New Caledonian crows are quite possibly the smartest birds out there. Their most impressive intellectual feat is their uncanny tool-making ability. Now, a new study shows that the crows are capable of fashioning tools from memory, which was thought to be impossible to do for a bird.
Corvids, the cosmopolitan family of oscine passerine birds that numbers crows, ravens, and rooks, are really smart. They play ahead, remember human faces, and solve puzzles.
New Caledonian crows — which live on the remote tropical island of New Caledonia in the South Pacific — are known for using twigs to stir beetle grubs and other small prey out of hiding places. They’re able to do just fine with straight twigs, but sometimes, they fashion hooked twigs — all using just their beaks and feet.
In another mind-boggling example, researchers have witnessed not one, but two crows inserting sticks into objects to carry both at once. Some of these objects were too cumbersome to carry by beak alone, which is telling of the birds’ ingenuity.
But among all of these achievements, one study published in 2002 documented behavior that has been puzzling scientists ever science. In the study, the authors followed a captive New Caledonian crow called Betty that took a piece of wire, bent it into a hook, then retrieved some food otherwise out of reach. Betty used the wire after another crow had taken all the available hooks.
All of this made Alex Taylor, a researcher at the University of Auckland in New Zealand, very curious. How were these birds learning such sophisticated behavior? The New Caledonian crows’ behavior suggested that the birds were using a sort of “mental template matching,” forming a mental picture of the tool-making process they’d seen in another bird, then copying it. This is also how humans learn new skills, through cultural transmission.
“Under the mental template matching hypothesis, New Caledonian crow tool designs could be passed on to subsequent generations if an individual used or observed the products of tool manufacture (such as their parents’ tools), formed a mental template of this type of tool design (a mental representation of some or all of the tool’s properties), and then reproduced this template in their own manufacture,” the authors of the new study wrote.
Taylor and colleagues devised an experiment to test their hypothesis, involving eight crows that were trained to drop bits of paper into a vending machine. The New Caledonian crows learned that they would be rewarded with food only when they introduced cards of a specific size, either large ones measuring 40 x 60 mm or small cards measuring 15 x 25 mm.

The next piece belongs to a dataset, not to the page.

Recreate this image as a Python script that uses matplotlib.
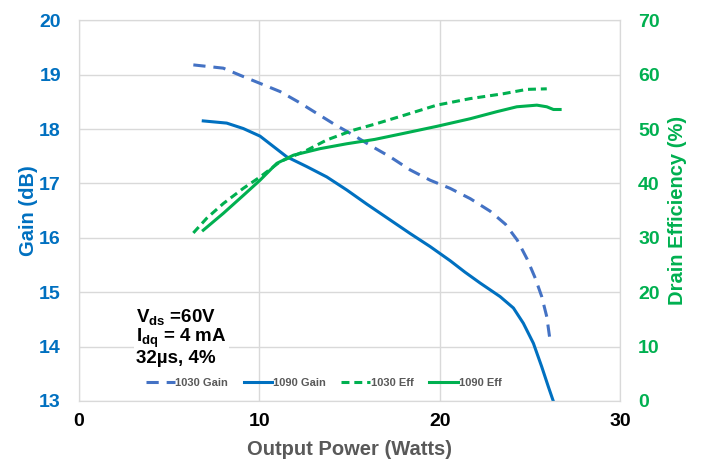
import matplotlib.pyplot as plt

plt.rcParams['font.family'] = ['Liberation Sans', 'DejaVu Sans']
plt.rcParams['mathtext.default'] = 'regular'

# 1030 MHz gain (dB) vs output power (W)
p_gain_1030 = [6.34, 8.0, 8.93, 10.04, 11.15, 12.16, 13.18, 14.2, 15.21, 16.2, 17.25, 18.36,
               19.47, 20.58, 21.7, 22.8, 23.65, 24.3, 24.85, 25.3, 25.66, 25.94, 26.12]
gain_1030 = [19.18, 19.12, 18.99, 18.84, 18.69, 18.5, 18.29, 18.08, 17.89, 17.69, 17.49, 17.25,
             17.06, 16.91, 16.72, 16.49, 16.25, 15.96, 15.61, 15.26, 14.92, 14.55, 14.12]

# 1090 MHz gain
p_gain_1090 = [6.89, 8.19, 9.11, 10.04, 10.78, 11.52, 12.63, 13.74, 14.85, 15.96, 17.25, 18.36,
               19.47, 20.58, 21.4, 22.24, 23.35, 24.09, 24.64, 25.2, 25.66, 26.03, 26.31]
gain_1090 = [18.15, 18.11, 18.01, 17.87, 17.68, 17.49, 17.31, 17.12, 16.88, 16.62, 16.33, 16.08,
             15.84, 15.58, 15.37, 15.17, 14.92, 14.71, 14.43, 14.06, 13.63, 13.26, 12.99]

# 1030 MHz drain efficiency (%)
p_eff_1030 = [6.34, 7.08, 8.0, 9.11, 10.04, 11.15, 12.63, 13.74, 15.21, 16.4, 17.99, 19.84,
              21.69, 23.53, 24.83, 25.94]
eff_1030 = [30.9, 33.6, 36.3, 39.1, 41.2, 44.0, 46.1, 48.0, 49.8, 50.9, 52.5, 54.4,
            55.6, 56.5, 57.3, 57.4]

# 1090 MHz drain efficiency
p_eff_1090 = [6.89, 8.0, 9.11, 10.04, 10.97, 11.89, 13.37, 14.85, 16.4, 17.99, 19.84, 21.69,
              23.17, 24.28, 25.39, 25.94, 26.31, 26.68]
eff_1090 = [31.4, 34.5, 37.8, 40.6, 43.7, 45.2, 46.4, 47.3, 48.1, 49.2, 50.5, 51.9,
            53.2, 54.1, 54.4, 54.1, 53.6, 53.6]

x_ticks = [0, 10, 20, 30]
gain_ticks = [13, 14, 15, 16, 17, 18, 19, 20]
eff_ticks = [0, 10, 20, 30, 40, 50, 60, 70]

blue = '#0070C0'
blue_dash = '#4472C4'
green = '#00B050'
gray = '#595959'
grid_c = '#D9D9D9'

fig = plt.figure(figsize=(7.03, 4.68), dpi=100)
ax = fig.add_axes([0.1124, 0.1432, 0.7695, 0.8134])
ax2 = ax.twinx()

l1, = ax.plot(p_gain_1030, gain_1030, color=blue_dash, lw=2.2, dashes=(4, 2.6), label='1030 Gain')
l2, = ax.plot(p_gain_1090, gain_1090, color=blue, lw=2.2, label='1090 Gain')
l3, = ax2.plot(p_eff_1030, eff_1030, color=green, lw=2.2, dashes=(2.6, 1.6), label='1030 Eff')
l4, = ax2.plot(p_eff_1090, eff_1090, color=green, lw=2.2, label='1090 Eff')

ax.set_xlim(0, 30)
ax.set_ylim(13, 20)
ax2.set_ylim(0, 70)
ax.set_xticks(x_ticks)
ax.set_yticks(gain_ticks)
ax2.set_yticks(eff_ticks)
ax.grid(True, color=grid_c, lw=1)
ax.set_axisbelow(True)

for a in (ax, ax2):
    for s in a.spines.values():
        s.set_color(grid_c)
    a.tick_params(length=0)

ax.tick_params(axis='y', pad=13, labelsize=14, labelcolor=blue)
ax.tick_params(axis='x', pad=9, labelsize=14, labelcolor='black')
ax2.tick_params(axis='y', pad=13, labelsize=14, labelcolor=green)
for lab in ax.get_xticklabels() + ax.get_yticklabels() + ax2.get_yticklabels():
    lab.set_fontweight('bold')

ax.set_ylabel('Gain (dB)', color=blue, fontsize=14.5, fontweight='bold', labelpad=1)
ax2.set_ylabel('Drain Efficiency (%)', color=green, fontsize=14.5, fontweight='bold', labelpad=6)
ax.set_xlabel('Output Power (Watts)', color=gray, fontsize=14.5, fontweight='bold', labelpad=7)

# operating conditions box
note_lines = ['V$_{ds}$ =60V', 'I$_{dq}$ = 4 mA', '32\u00b5s, 4%']
note_y = [0.207, 0.155, 0.100]
for txt, yy in zip(note_lines, note_y):
    ax.text(0.106, yy, txt, transform=ax.transAxes, fontsize=13.5, fontweight='bold',
            va='baseline', ha='left',
            bbox=dict(facecolor='white', edgecolor='none', pad=1.5))

leg = ax.legend(handles=[l1, l2, l3, l4], loc='center', bbox_to_anchor=(0.452, 0.047), ncol=4,
                frameon=False, fontsize=8, handlelength=2.6, handletextpad=0.05, columnspacing=1.4)
for t in leg.get_texts():
    t.set_color(gray)
    t.set_fontweight('bold')

fig.savefig('out.png', dpi=100)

After this initial round of training, all the pieces of paper were taken away and replaced with a single large sheet of paper that couldn’t fit into the vending machine. The scientists then watched with their jaws dropping how the birds tore up the large piece of paper to fashion smaller pieces that matched the sizes that would earn them a reward. According to Taylor and colleagues, this is an example of “manufacturing by subtraction.”
This suggests that the crows formed a mental image of the desired object, which they then materialize into a new tool, the authors reported in Scientific Reports. Now, the researchers think that crows might also possess the ability to improve tools over time, something which they hope to test soon.